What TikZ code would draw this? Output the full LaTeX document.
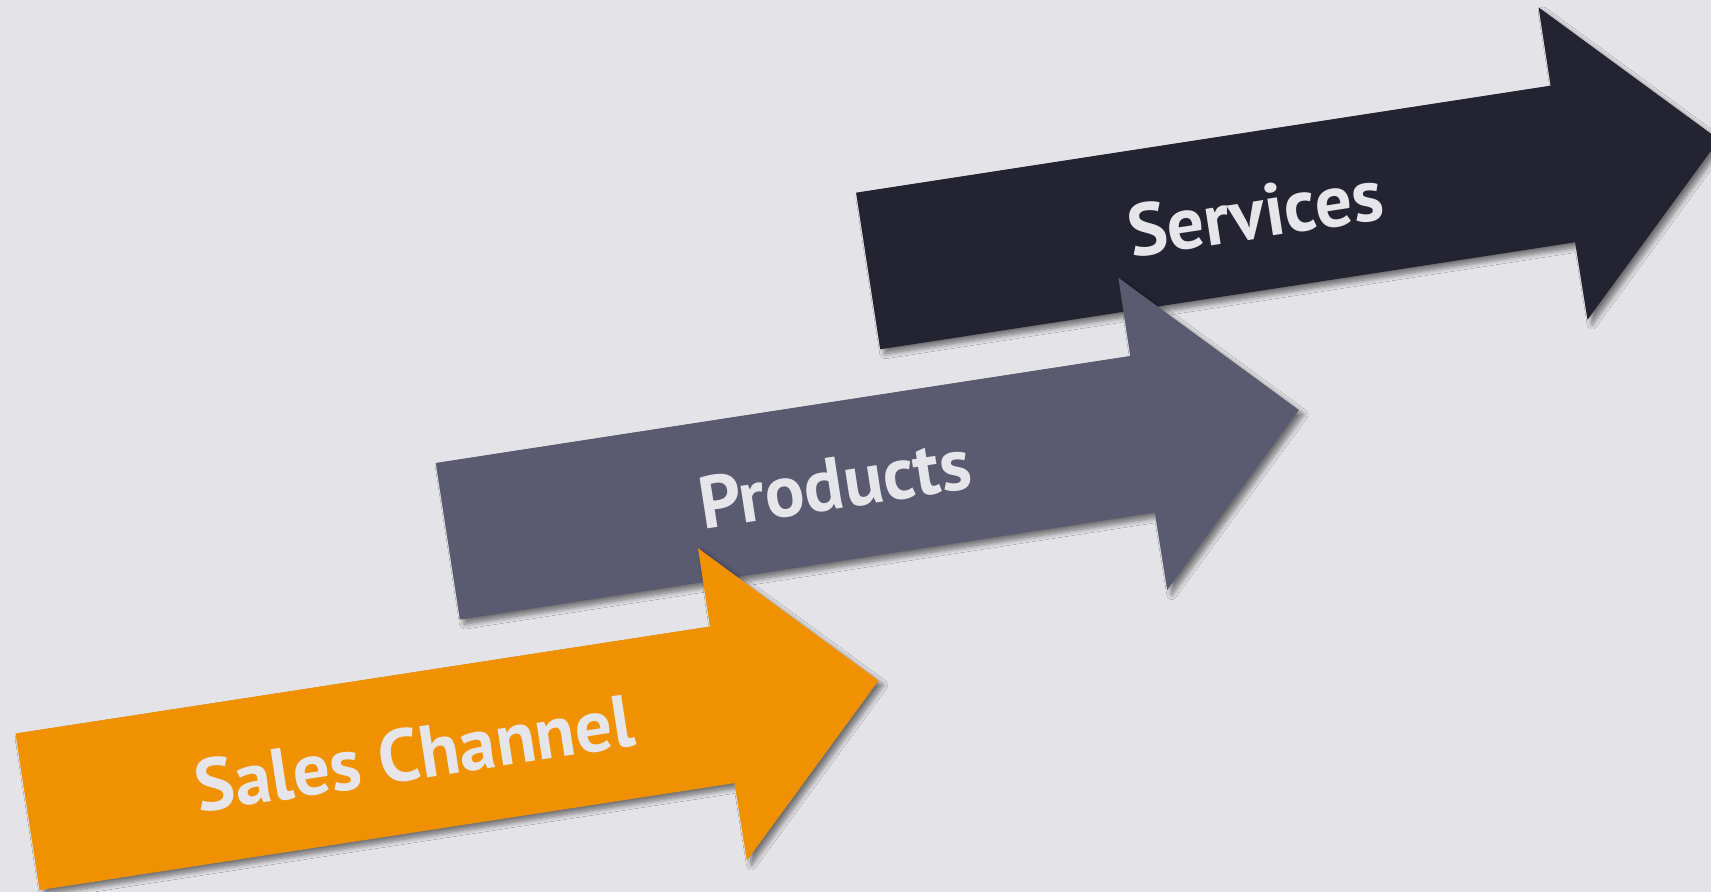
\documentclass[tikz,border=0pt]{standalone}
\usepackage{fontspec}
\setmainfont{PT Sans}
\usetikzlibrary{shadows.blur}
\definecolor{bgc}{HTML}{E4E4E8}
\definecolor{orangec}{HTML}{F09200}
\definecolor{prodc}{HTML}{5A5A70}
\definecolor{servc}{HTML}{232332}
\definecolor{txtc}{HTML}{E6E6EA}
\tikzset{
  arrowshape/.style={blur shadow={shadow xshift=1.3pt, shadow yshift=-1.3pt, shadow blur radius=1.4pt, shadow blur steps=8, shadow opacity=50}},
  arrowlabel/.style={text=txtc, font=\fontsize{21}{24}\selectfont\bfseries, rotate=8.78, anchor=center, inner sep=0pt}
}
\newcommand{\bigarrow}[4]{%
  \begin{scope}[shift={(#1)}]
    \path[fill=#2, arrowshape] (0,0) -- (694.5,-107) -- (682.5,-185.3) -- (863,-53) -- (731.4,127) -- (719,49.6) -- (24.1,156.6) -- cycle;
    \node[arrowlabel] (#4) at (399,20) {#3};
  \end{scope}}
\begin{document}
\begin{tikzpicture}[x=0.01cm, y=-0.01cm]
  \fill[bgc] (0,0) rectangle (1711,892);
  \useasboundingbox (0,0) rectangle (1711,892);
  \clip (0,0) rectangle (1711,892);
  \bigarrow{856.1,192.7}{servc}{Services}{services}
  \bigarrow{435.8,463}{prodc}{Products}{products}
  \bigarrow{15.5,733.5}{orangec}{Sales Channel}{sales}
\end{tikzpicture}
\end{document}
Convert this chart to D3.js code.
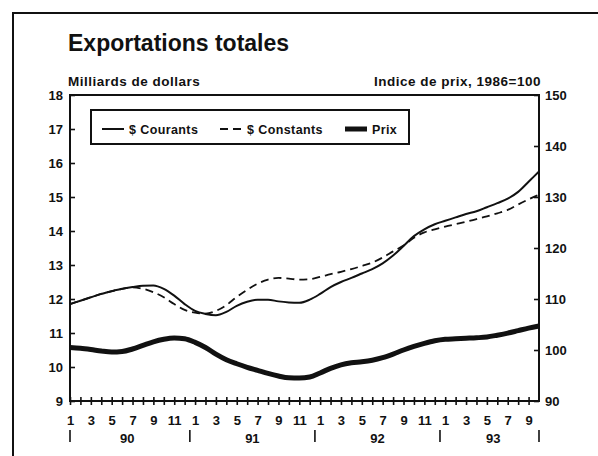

### EXERCISE:
Retype all entries exactly as they appear, dropping the images.

### TASK OUTPUT:
What TikZ code would draw this? Output the full LaTeX document.
\documentclass[tikz,border=0pt]{standalone}
\usepackage{fontspec}
\setmainfont{PT Sans}
\usetikzlibrary{shadows.blur}
\definecolor{bgc}{HTML}{E4E4E8}
\definecolor{orangec}{HTML}{F09200}
\definecolor{prodc}{HTML}{5A5A70}
\definecolor{servc}{HTML}{232332}
\definecolor{txtc}{HTML}{E6E6EA}
\tikzset{
  arrowshape/.style={blur shadow={shadow xshift=1.3pt, shadow yshift=-1.3pt, shadow blur radius=1.4pt, shadow blur steps=8, shadow opacity=50}},
  arrowlabel/.style={text=txtc, font=\fontsize{21}{24}\selectfont\bfseries, rotate=8.78, anchor=center, inner sep=0pt}
}
\newcommand{\bigarrow}[4]{%
  \begin{scope}[shift={(#1)}]
    \path[fill=#2, arrowshape] (0,0) -- (694.5,-107) -- (682.5,-185.3) -- (863,-53) -- (731.4,127) -- (719,49.6) -- (24.1,156.6) -- cycle;
    \node[arrowlabel] (#4) at (399,20) {#3};
  \end{scope}}
\begin{document}
\begin{tikzpicture}[x=0.01cm, y=-0.01cm]
  \fill[bgc] (0,0) rectangle (1711,892);
  \useasboundingbox (0,0) rectangle (1711,892);
  \clip (0,0) rectangle (1711,892);
  \bigarrow{856.1,192.7}{servc}{Services}{services}
  \bigarrow{435.8,463}{prodc}{Products}{products}
  \bigarrow{15.5,733.5}{orangec}{Sales Channel}{sales}
\end{tikzpicture}
\end{document}
Convert this chart to D3.js code.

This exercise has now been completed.